YOUR GOAL |
Output the material beneath this task exactly, images excluded.

DATA SEGMENT |
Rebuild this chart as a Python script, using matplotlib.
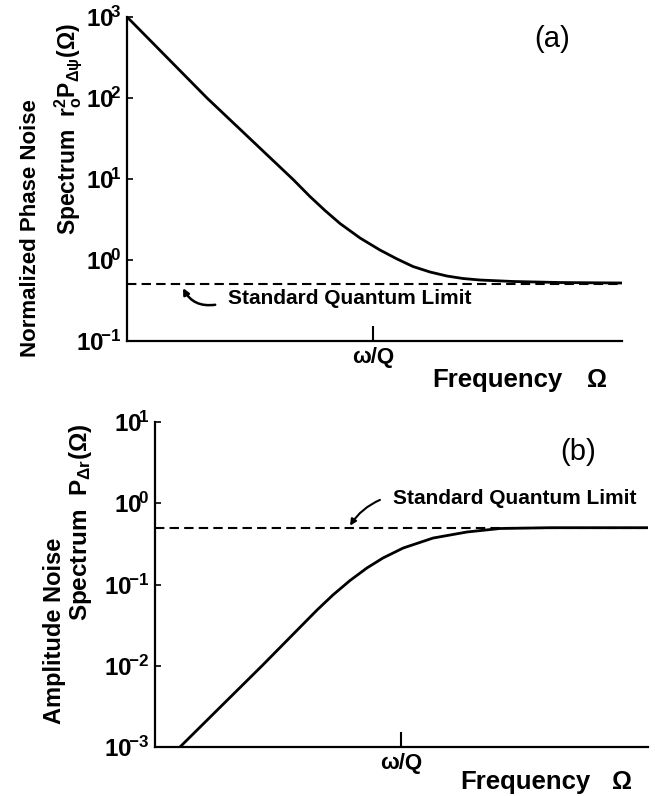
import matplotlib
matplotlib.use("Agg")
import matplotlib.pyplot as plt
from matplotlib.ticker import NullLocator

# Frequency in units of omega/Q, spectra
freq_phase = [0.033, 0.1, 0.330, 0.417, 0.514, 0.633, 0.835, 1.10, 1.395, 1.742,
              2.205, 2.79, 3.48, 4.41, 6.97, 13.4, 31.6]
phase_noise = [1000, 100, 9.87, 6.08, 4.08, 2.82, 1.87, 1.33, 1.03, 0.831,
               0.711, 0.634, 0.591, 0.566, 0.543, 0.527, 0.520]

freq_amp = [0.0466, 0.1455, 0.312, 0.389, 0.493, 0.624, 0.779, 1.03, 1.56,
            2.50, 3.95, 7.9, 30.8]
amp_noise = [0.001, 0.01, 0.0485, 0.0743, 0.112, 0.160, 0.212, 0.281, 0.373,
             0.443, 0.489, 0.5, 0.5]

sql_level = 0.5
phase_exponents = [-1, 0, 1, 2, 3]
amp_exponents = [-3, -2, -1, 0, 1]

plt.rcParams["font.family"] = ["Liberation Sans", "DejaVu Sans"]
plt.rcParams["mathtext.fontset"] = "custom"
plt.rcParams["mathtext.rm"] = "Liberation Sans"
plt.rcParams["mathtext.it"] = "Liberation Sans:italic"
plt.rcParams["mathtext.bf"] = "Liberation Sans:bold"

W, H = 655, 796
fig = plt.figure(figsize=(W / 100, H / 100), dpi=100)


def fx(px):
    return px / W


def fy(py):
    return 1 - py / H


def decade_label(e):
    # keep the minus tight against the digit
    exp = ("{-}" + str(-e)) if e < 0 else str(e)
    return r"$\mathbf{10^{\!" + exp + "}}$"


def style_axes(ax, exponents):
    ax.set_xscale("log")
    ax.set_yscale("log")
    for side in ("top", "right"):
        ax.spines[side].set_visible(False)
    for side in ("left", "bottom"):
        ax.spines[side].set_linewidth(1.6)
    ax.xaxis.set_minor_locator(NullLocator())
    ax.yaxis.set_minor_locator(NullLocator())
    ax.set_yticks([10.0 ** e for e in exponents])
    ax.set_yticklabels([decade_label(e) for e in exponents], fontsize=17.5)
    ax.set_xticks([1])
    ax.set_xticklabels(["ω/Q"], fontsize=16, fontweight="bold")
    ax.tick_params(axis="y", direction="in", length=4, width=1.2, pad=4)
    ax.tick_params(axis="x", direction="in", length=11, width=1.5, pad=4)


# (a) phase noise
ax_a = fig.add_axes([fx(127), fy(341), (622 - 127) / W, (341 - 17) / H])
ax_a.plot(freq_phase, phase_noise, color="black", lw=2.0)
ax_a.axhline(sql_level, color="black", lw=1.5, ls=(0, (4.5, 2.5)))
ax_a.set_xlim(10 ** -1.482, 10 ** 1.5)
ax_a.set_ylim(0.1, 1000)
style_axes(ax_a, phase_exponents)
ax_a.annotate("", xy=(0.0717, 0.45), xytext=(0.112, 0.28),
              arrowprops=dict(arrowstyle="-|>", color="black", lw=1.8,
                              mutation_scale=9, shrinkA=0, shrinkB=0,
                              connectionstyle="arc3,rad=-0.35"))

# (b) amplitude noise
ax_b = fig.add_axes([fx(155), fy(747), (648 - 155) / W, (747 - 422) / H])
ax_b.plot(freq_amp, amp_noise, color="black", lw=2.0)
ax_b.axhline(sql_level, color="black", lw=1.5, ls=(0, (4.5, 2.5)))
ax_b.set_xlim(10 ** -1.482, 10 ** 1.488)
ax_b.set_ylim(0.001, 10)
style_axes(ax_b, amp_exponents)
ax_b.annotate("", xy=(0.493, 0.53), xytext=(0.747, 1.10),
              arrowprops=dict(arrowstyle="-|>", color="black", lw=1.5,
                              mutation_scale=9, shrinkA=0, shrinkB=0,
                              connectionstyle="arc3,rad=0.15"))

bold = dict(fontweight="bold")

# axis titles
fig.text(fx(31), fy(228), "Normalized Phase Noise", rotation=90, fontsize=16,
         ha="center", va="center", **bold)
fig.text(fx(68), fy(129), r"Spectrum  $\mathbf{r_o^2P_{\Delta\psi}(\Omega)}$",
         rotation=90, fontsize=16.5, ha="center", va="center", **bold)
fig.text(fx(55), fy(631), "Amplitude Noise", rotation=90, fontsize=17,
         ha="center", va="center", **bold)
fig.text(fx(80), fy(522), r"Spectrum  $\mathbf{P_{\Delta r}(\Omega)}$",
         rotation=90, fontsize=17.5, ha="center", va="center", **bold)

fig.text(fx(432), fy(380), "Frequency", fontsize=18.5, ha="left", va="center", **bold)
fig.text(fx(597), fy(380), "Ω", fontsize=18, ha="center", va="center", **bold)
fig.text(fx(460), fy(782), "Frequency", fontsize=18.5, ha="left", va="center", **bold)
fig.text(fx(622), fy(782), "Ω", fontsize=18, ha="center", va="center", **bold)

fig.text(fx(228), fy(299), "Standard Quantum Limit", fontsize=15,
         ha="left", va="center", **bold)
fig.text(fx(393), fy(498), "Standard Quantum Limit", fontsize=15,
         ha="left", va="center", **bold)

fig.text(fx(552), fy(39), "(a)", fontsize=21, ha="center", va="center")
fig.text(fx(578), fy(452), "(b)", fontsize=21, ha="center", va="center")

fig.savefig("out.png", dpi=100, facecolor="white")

EXPECTED ANSWER |
Rebuild this chart as a Python script, using matplotlib.
import matplotlib
matplotlib.use("Agg")
import matplotlib.pyplot as plt
from matplotlib.ticker import NullLocator

# Frequency in units of omega/Q, spectra
freq_phase = [0.033, 0.1, 0.330, 0.417, 0.514, 0.633, 0.835, 1.10, 1.395, 1.742,
              2.205, 2.79, 3.48, 4.41, 6.97, 13.4, 31.6]
phase_noise = [1000, 100, 9.87, 6.08, 4.08, 2.82, 1.87, 1.33, 1.03, 0.831,
               0.711, 0.634, 0.591, 0.566, 0.543, 0.527, 0.520]

freq_amp = [0.0466, 0.1455, 0.312, 0.389, 0.493, 0.624, 0.779, 1.03, 1.56,
            2.50, 3.95, 7.9, 30.8]
amp_noise = [0.001, 0.01, 0.0485, 0.0743, 0.112, 0.160, 0.212, 0.281, 0.373,
             0.443, 0.489, 0.5, 0.5]

sql_level = 0.5
phase_exponents = [-1, 0, 1, 2, 3]
amp_exponents = [-3, -2, -1, 0, 1]

plt.rcParams["font.family"] = ["Liberation Sans", "DejaVu Sans"]
plt.rcParams["mathtext.fontset"] = "custom"
plt.rcParams["mathtext.rm"] = "Liberation Sans"
plt.rcParams["mathtext.it"] = "Liberation Sans:italic"
plt.rcParams["mathtext.bf"] = "Liberation Sans:bold"

W, H = 655, 796
fig = plt.figure(figsize=(W / 100, H / 100), dpi=100)


def fx(px):
    return px / W


def fy(py):
    return 1 - py / H


def decade_label(e):
    # keep the minus tight against the digit
    exp = ("{-}" + str(-e)) if e < 0 else str(e)
    return r"$\mathbf{10^{\!" + exp + "}}$"


def style_axes(ax, exponents):
    ax.set_xscale("log")
    ax.set_yscale("log")
    for side in ("top", "right"):
        ax.spines[side].set_visible(False)
    for side in ("left", "bottom"):
        ax.spines[side].set_linewidth(1.6)
    ax.xaxis.set_minor_locator(NullLocator())
    ax.yaxis.set_minor_locator(NullLocator())
    ax.set_yticks([10.0 ** e for e in exponents])
    ax.set_yticklabels([decade_label(e) for e in exponents], fontsize=17.5)
    ax.set_xticks([1])
    ax.set_xticklabels(["ω/Q"], fontsize=16, fontweight="bold")
    ax.tick_params(axis="y", direction="in", length=4, width=1.2, pad=4)
    ax.tick_params(axis="x", direction="in", length=11, width=1.5, pad=4)


# (a) phase noise
ax_a = fig.add_axes([fx(127), fy(341), (622 - 127) / W, (341 - 17) / H])
ax_a.plot(freq_phase, phase_noise, color="black", lw=2.0)
ax_a.axhline(sql_level, color="black", lw=1.5, ls=(0, (4.5, 2.5)))
ax_a.set_xlim(10 ** -1.482, 10 ** 1.5)
ax_a.set_ylim(0.1, 1000)
style_axes(ax_a, phase_exponents)
ax_a.annotate("", xy=(0.0717, 0.45), xytext=(0.112, 0.28),
              arrowprops=dict(arrowstyle="-|>", color="black", lw=1.8,
                              mutation_scale=9, shrinkA=0, shrinkB=0,
                              connectionstyle="arc3,rad=-0.35"))

# (b) amplitude noise
ax_b = fig.add_axes([fx(155), fy(747), (648 - 155) / W, (747 - 422) / H])
ax_b.plot(freq_amp, amp_noise, color="black", lw=2.0)
ax_b.axhline(sql_level, color="black", lw=1.5, ls=(0, (4.5, 2.5)))
ax_b.set_xlim(10 ** -1.482, 10 ** 1.488)
ax_b.set_ylim(0.001, 10)
style_axes(ax_b, amp_exponents)
ax_b.annotate("", xy=(0.493, 0.53), xytext=(0.747, 1.10),
              arrowprops=dict(arrowstyle="-|>", color="black", lw=1.5,
                              mutation_scale=9, shrinkA=0, shrinkB=0,
                              connectionstyle="arc3,rad=0.15"))

bold = dict(fontweight="bold")

# axis titles
fig.text(fx(31), fy(228), "Normalized Phase Noise", rotation=90, fontsize=16,
         ha="center", va="center", **bold)
fig.text(fx(68), fy(129), r"Spectrum  $\mathbf{r_o^2P_{\Delta\psi}(\Omega)}$",
         rotation=90, fontsize=16.5, ha="center", va="center", **bold)
fig.text(fx(55), fy(631), "Amplitude Noise", rotation=90, fontsize=17,
         ha="center", va="center", **bold)
fig.text(fx(80), fy(522), r"Spectrum  $\mathbf{P_{\Delta r}(\Omega)}$",
         rotation=90, fontsize=17.5, ha="center", va="center", **bold)

fig.text(fx(432), fy(380), "Frequency", fontsize=18.5, ha="left", va="center", **bold)
fig.text(fx(597), fy(380), "Ω", fontsize=18, ha="center", va="center", **bold)
fig.text(fx(460), fy(782), "Frequency", fontsize=18.5, ha="left", va="center", **bold)
fig.text(fx(622), fy(782), "Ω", fontsize=18, ha="center", va="center", **bold)

fig.text(fx(228), fy(299), "Standard Quantum Limit", fontsize=15,
         ha="left", va="center", **bold)
fig.text(fx(393), fy(498), "Standard Quantum Limit", fontsize=15,
         ha="left", va="center", **bold)

fig.text(fx(552), fy(39), "(a)", fontsize=21, ha="center", va="center")
fig.text(fx(578), fy(452), "(b)", fontsize=21, ha="center", va="center")

fig.savefig("out.png", dpi=100, facecolor="white")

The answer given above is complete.